# On the home straight now !



## MarkNicholas (Dec 15, 2018)

Almost there... into the nervous 90's. Anyone know what I'm talking about ?


----------



## Jim Wilde (Dec 15, 2018)

99% of the way to your 1000th post.
Used >90% of your 1tb cloud space.
More than 90k images in your catalog.
More than 900k images in your catalog.
You just celebrated your 91st birthday.

Housekeeping of you LRCC library is more than 90% complete.


----------



## MarkNicholas (Dec 15, 2018)

Jim Wilde said:


> 99% of the way to your 1000th post.
> Used >90% of your 1tb cloud space.
> More than 90k images in your catalog.
> More than 900k images in your catalog.
> ...


hahahaha.  First one is correct.


----------



## Victoria Bampton (Dec 15, 2018)

Getting close Mark, congratulations


----------



## MarkNicholas (Dec 18, 2018)

Well here it is.

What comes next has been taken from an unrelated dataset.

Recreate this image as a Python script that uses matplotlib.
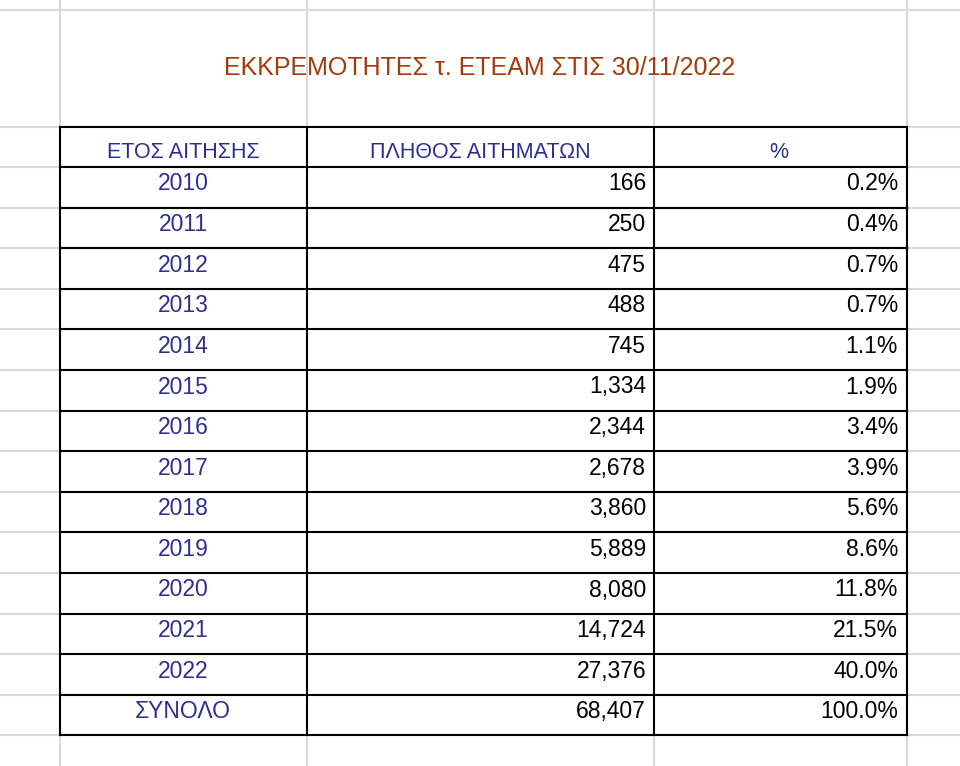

My 1000th post. I would like to thank the whole website team, especially Victoria of course, for their patience and tolerance with my learning process. Although it is a very friendly and accommodating site the Guru's have not held back in rightly correcting me on the many occasions that this was necessary. In this regard a special thanks goes to Johan for his tenaciousness and attention to detail.


----------



## Victoria Bampton (Dec 18, 2018)

Congratulations Mark. I love that we still have so many of our early members. This place would not be the same without you.


----------